**Problem details**
Go through the entries and say how many lines contain the string "that". The number is the whole answer.

**Excerpted records**

····················

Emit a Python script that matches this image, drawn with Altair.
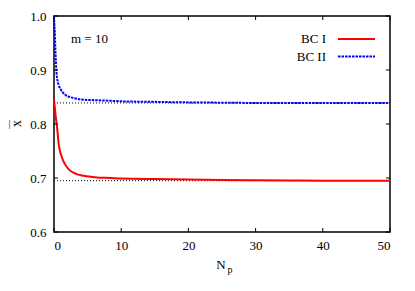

····················

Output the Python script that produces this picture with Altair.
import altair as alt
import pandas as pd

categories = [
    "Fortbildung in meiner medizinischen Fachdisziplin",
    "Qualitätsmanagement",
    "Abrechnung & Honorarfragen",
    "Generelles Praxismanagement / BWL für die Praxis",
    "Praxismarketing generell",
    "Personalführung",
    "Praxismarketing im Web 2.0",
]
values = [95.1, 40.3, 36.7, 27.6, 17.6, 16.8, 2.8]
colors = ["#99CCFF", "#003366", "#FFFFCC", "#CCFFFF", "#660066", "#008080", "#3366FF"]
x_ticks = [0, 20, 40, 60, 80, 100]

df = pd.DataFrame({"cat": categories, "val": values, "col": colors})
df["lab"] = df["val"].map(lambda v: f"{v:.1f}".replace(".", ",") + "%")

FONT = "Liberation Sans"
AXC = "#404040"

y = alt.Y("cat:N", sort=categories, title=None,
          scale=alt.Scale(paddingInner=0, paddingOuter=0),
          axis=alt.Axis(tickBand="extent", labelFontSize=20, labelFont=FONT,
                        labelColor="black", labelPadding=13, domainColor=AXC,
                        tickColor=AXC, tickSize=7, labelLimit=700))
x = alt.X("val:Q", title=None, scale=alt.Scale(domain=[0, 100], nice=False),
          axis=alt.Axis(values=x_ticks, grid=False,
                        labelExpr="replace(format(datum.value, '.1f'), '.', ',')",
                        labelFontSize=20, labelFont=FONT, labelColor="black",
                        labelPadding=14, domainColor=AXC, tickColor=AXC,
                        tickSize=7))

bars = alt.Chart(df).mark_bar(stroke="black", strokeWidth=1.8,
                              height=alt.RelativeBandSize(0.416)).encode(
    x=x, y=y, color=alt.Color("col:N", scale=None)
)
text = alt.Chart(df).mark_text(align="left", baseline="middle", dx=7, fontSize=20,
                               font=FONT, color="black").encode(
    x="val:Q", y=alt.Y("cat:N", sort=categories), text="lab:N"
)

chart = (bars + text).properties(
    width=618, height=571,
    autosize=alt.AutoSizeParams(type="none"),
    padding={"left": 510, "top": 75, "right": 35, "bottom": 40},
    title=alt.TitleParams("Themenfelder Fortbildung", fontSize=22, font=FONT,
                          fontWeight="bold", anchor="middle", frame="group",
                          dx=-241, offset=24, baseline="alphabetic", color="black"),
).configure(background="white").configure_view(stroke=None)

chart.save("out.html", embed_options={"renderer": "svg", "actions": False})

····················

**Answer to this problem**
2